Provided material
%%
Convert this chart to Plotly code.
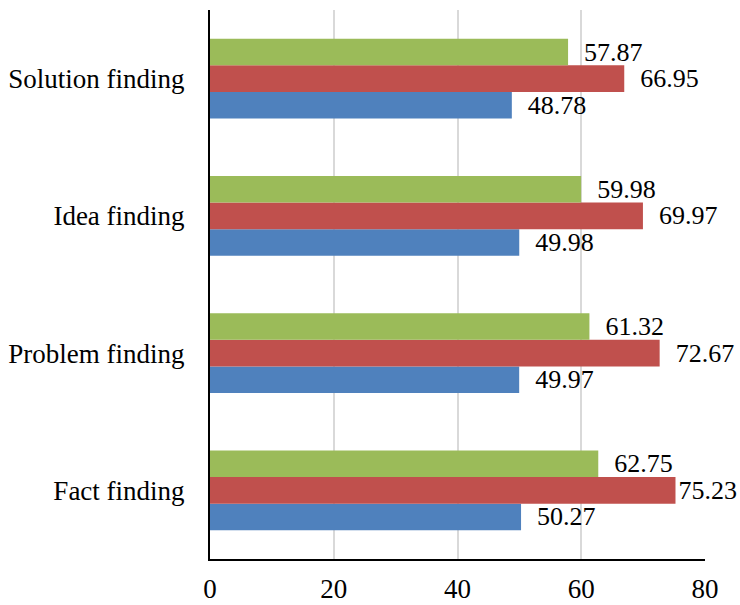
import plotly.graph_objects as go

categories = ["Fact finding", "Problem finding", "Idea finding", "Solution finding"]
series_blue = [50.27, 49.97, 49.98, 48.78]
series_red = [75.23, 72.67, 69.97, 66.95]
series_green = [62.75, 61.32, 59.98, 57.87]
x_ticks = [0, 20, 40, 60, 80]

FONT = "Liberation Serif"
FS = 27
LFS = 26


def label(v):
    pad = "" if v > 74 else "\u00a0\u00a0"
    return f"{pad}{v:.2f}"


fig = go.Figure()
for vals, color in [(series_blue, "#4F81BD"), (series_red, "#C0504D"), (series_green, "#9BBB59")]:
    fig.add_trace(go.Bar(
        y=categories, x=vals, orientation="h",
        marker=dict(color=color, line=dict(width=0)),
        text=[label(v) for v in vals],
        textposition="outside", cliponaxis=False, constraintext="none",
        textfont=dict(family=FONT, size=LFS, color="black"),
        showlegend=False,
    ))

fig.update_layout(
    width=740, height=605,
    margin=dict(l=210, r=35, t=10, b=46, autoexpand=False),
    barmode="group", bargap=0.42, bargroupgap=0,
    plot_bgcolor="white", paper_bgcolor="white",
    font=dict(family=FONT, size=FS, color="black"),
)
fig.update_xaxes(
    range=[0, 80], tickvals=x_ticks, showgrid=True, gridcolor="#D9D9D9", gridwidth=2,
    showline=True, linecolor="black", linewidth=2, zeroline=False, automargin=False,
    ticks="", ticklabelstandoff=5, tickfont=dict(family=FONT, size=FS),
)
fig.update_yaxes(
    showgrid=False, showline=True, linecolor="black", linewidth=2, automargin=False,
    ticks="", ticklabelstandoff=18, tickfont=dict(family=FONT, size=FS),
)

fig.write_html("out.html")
%%
Problem statement
The material above must be printed exactly, with its pictures left out.

Result below
Convert this chart to Plotly code.
import plotly.graph_objects as go

categories = ["Fact finding", "Problem finding", "Idea finding", "Solution finding"]
series_blue = [50.27, 49.97, 49.98, 48.78]
series_red = [75.23, 72.67, 69.97, 66.95]
series_green = [62.75, 61.32, 59.98, 57.87]
x_ticks = [0, 20, 40, 60, 80]

FONT = "Liberation Serif"
FS = 27
LFS = 26


def label(v):
    pad = "" if v > 74 else "\u00a0\u00a0"
    return f"{pad}{v:.2f}"


fig = go.Figure()
for vals, color in [(series_blue, "#4F81BD"), (series_red, "#C0504D"), (series_green, "#9BBB59")]:
    fig.add_trace(go.Bar(
        y=categories, x=vals, orientation="h",
        marker=dict(color=color, line=dict(width=0)),
        text=[label(v) for v in vals],
        textposition="outside", cliponaxis=False, constraintext="none",
        textfont=dict(family=FONT, size=LFS, color="black"),
        showlegend=False,
    ))

fig.update_layout(
    width=740, height=605,
    margin=dict(l=210, r=35, t=10, b=46, autoexpand=False),
    barmode="group", bargap=0.42, bargroupgap=0,
    plot_bgcolor="white", paper_bgcolor="white",
    font=dict(family=FONT, size=FS, color="black"),
)
fig.update_xaxes(
    range=[0, 80], tickvals=x_ticks, showgrid=True, gridcolor="#D9D9D9", gridwidth=2,
    showline=True, linecolor="black", linewidth=2, zeroline=False, automargin=False,
    ticks="", ticklabelstandoff=5, tickfont=dict(family=FONT, size=FS),
)
fig.update_yaxes(
    showgrid=False, showline=True, linecolor="black", linewidth=2, automargin=False,
    ticks="", ticklabelstandoff=18, tickfont=dict(family=FONT, size=FS),
)

fig.write_html("out.html")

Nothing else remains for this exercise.